Forward-Looking Statements
This Form 8-K
contains forward-looking statements that are made pursuant to the safe harbor provisions of the federal securities laws, including statements
regarding marketing strategy and commercialization plans, restructuring and operational expenses, future operations, commercial products,
clinical development, plans for potential future product candidates, financial condition and outlook, and other statements containing
the words “anticipate,” “believe,” “estimate,” “expect,” “intend,” “may,”
“plan,” “predict,” “project,” “suggest,” “target,” “potential,”

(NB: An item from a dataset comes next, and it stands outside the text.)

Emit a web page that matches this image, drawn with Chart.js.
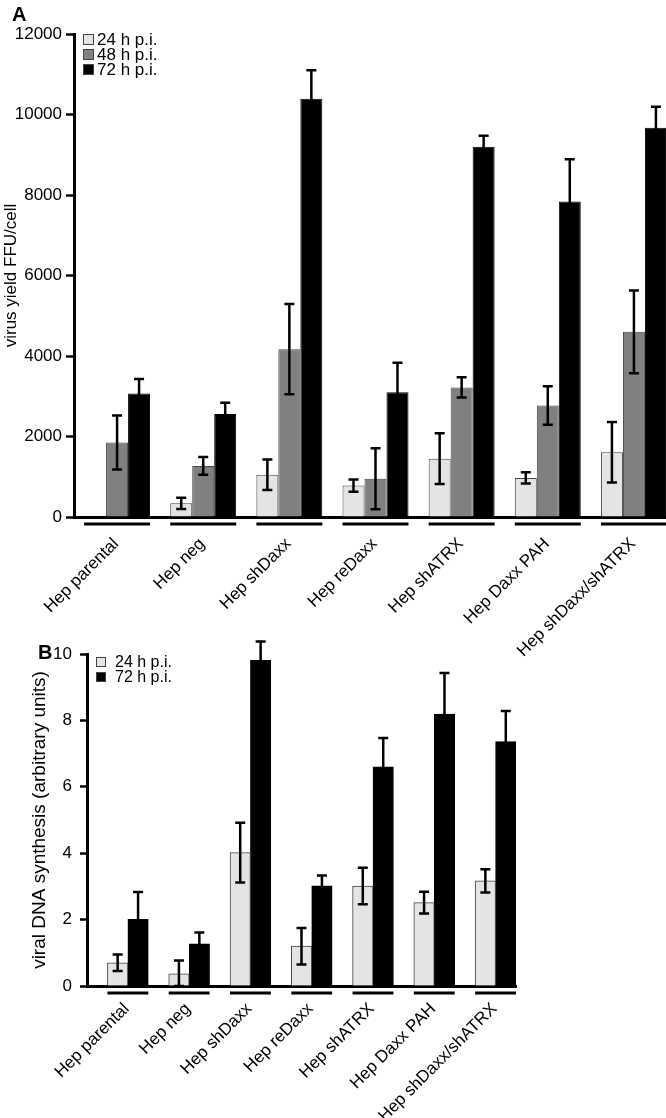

“will,” “would,” “could,” “should,” “continue,” and similar expressions. Any
express or implied statements contained in this Form 8-K that are not statements of historical fact may be deemed to be forward-looking
statements. Forward-looking statements involve risks and uncertainties that could cause the Company’s actual results to differ significantly
from those projected, including, without limitation, the impact of the ongoing COVID-19 pandemic on its business, revenues, results of
operations and financial condition, the net sales, profitability, and growth of its commercial products, clinical activities and results,
supply chain, commercial development and launch plans, and the risks detailed in the Company’s filings with the SEC. Any forward-looking
statements contained in this press release speak only as of the date hereof, and the Company disclaims any obligation or undertaking to
update or revise any forward-looking statements contained in this press release, other than to the extent required by law.